Vintage Garden Furniture can add a special focal point to your outdoor space in a way that no new piece can. Most people probably think Victorian or French design when antique garden furniture comes to mind. There is a rich history of cast iron Victorian antiques from 19th century foundries across America. French Metal is so synonymous with the Romantic gardens “a la Grey Gardens” of the past that is hard not to think of these wonderfully rich iconic styles.
But if you are more drawn to modern style and design, vintage outdoor furniture has something to offer too. Great Mid-Century Modern furniture from the 1950’s and 60’s have a rare quality that works with most any decor imaginable. I own a Salterini wrought iron set which I purchased many years ago from a local antique dealer with deep seating and scrolled forged floral leaves that works equally well in traditional settings as it does in something more modern. It still is part of my outdoor furnishings mix and I can’t imagine the room without it.
Sol Bloom wire scoop chairs work on a loft balcony high rise or on the prairie next to Indian Paintbrush. Outdoor minimalist tables by Richard Schultz for Knoll Associates are the most versatile pieces that can be worked into an outdoor room design scheme of most any style. With an aluminum frame, they instantly bring to mind the playful side of the 60s’ with orange enameled steel top! So nostalgic-and fun.
Mixing a vintage piece in with a more traditional furniture arrangement can add just the right amount of unexpected interest that transforms an ordinary room into something extraordinary. Some rules that help to keep everything working together can ensure a pleasing result.

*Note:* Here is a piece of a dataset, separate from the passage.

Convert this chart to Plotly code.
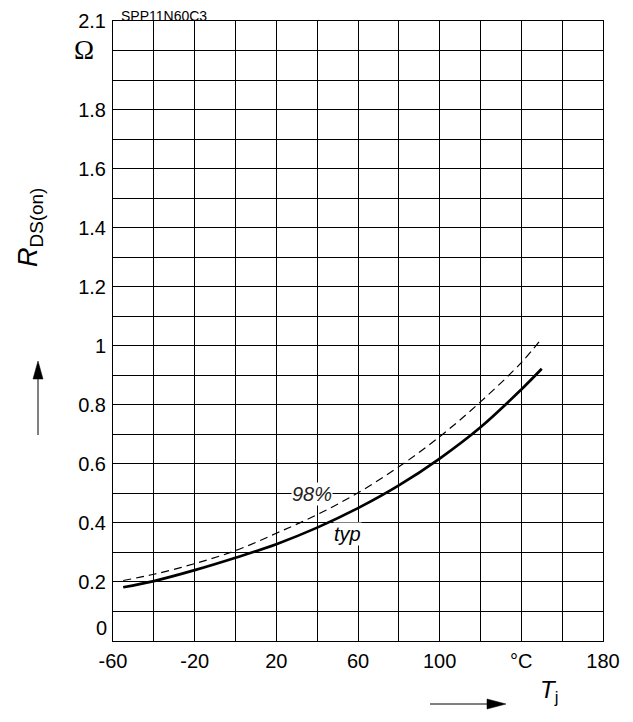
import plotly.graph_objects as go

# Data
tj = [-55, -40, -20, 0, 20, 40, 60, 80, 100, 120, 140, 150]
r_typ = [0.182, 0.203, 0.240, 0.282, 0.328, 0.384, 0.450, 0.527, 0.618, 0.724, 0.852, 0.922]
r_98 = [0.205, 0.226, 0.262, 0.306, 0.365, 0.428, 0.502, 0.590, 0.692, 0.810, 0.943, 1.025]

x_tickvals = [-60, -40, -20, 0, 20, 40, 60, 80, 100, 120, 140, 160, 180]
x_ticktext = ["-60", "", "-20", "", "20", "", "60", "", "100", "", "°C", "", "180"]
y_tickvals = [round(i * 0.1, 1) for i in range(0, 22)]
y_label_map = {0.2: "0.2", 0.4: "0.4", 0.6: "0.6", 0.8: "0.8", 1.0: "1", 1.2: "1.2",
               1.4: "1.4", 1.6: "1.6", 1.8: "1.8", 2.1: "2.1"}
y_ticktext = [y_label_map.get(v, "") for v in y_tickvals]

FONT = "Liberation Sans, Arial, sans-serif"

# page is rendered with an 8px body margin: plot area in page px = x 113..603, y 21..641
def px(xp):
    return (xp - 113) / 490.0

def py(yp):
    return (641 - yp) / 620.0

fig = go.Figure()
fig.add_trace(go.Scatter(x=tj, y=r_98, mode="lines",
                         line=dict(color="black", width=1.2, dash="8px,5px", shape="spline"),
                         showlegend=False, hoverinfo="skip"))
fig.add_trace(go.Scatter(x=tj, y=r_typ, mode="lines",
                         line=dict(color="black", width=2.7, shape="spline"),
                         showlegend=False, hoverinfo="skip"))

fig.update_layout(
    width=614, height=702,
    margin=dict(l=105, r=19, t=13, b=69, autoexpand=False),
    paper_bgcolor="white", plot_bgcolor="white",
    font=dict(family=FONT, size=20, color="black"),
    xaxis=dict(range=[-60, 180], tickvals=x_tickvals, ticktext=x_ticktext, showgrid=True,
               gridcolor="black", gridwidth=1, showline=True, linecolor="black", linewidth=1,
               mirror=True, ticks="", zeroline=False, ticklabelstandoff=2, automargin=False,
               tickfont=dict(size=20, family=FONT)),
    yaxis=dict(range=[0, 2.1], tickvals=y_tickvals, ticktext=y_ticktext, showgrid=True,
               gridcolor="black", gridwidth=1, showline=True, linecolor="black", linewidth=1,
               mirror=True, ticks="", zeroline=False, ticklabelstandoff=2, automargin=False,
               tickfont=dict(size=20, family=FONT)),
)

annotations = [
    dict(text="SPP11N60C3", xref="paper", yref="paper", x=px(119), y=py(16),
         xanchor="left", yanchor="middle", showarrow=False, font=dict(size=14, family=FONT)),
    dict(text="Ω", xref="paper", yref="paper", x=px(84), y=py(50),
         xanchor="center", yanchor="middle", showarrow=False,
         font=dict(size=27, family="Liberation Serif, Times New Roman, serif")),
    dict(text="0", xref="paper", yref="paper", x=px(109), y=py(628),
         xanchor="right", yanchor="middle", showarrow=False, font=dict(size=20, family=FONT)),
    dict(text="<i>R</i><sub>DS(on)</sub>", xref="paper", yref="paper", x=px(30),
         y=py(228), xanchor="center", yanchor="middle", textangle=-90, showarrow=False,
         font=dict(size=27, family=FONT)),
    dict(text="<i>T</i><sub>j</sub>", xref="paper", yref="paper", x=px(549),
         y=py(691), xanchor="center", yanchor="middle", showarrow=False,
         font=dict(size=24, family=FONT)),
    dict(text="<i>98%</i>", x=37.3, y=0.497, xref="x", yref="y", showarrow=False, bgcolor="white",
         font=dict(size=20, family=FONT, color="#222"), borderpad=0),
    dict(text="<i>typ</i>", x=55, y=0.362, xref="x", yref="y", showarrow=False, bgcolor="white",
         font=dict(size=20, family=FONT), borderpad=0),
]

shapes = [
    # vertical arrow next to y title
    dict(type="line", xref="paper", yref="paper", x0=px(38), x1=px(38), y0=py(435), y1=py(376),
         line=dict(color="black", width=1)),
    dict(type="path", xref="paper", yref="paper",
         path=f"M {px(33)} {py(379)} L {px(43)} {py(379)} L {px(38)} {py(361)} Z",
         fillcolor="black", line=dict(color="black", width=0.5)),
    # horizontal arrow next to x title
    dict(type="line", xref="paper", yref="paper", x0=px(430), x1=px(490), y0=py(704), y1=py(704),
         line=dict(color="black", width=1)),
    dict(type="path", xref="paper", yref="paper",
         path=f"M {px(487)} {py(699)} L {px(487)} {py(709)} L {px(506)} {py(704)} Z",
         fillcolor="black", line=dict(color="black", width=0.5)),
]
fig.update_layout(annotations=annotations, shapes=shapes)

fig.write_html("out.html")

If you have some common element such as wood tone that is consistent in the vintage pieces and the newer pieces, a change in style of the furniture, say a vintage carved french chair with lots of curve and movement mixed with more modern simple lines works well. If you are mixing materials such as wood and metal, keep the scale and size of the pieces the same. Color can also be a way to unify and emphasize a piece you want to highlight. A colorful chair mixed with a muted background of neutral tones can be a great look too.
If you enjoy the thrill of the hunt for your perfect vintage find, applying these principles to work it into your design scheme can help you to achieve a result uniquely your own.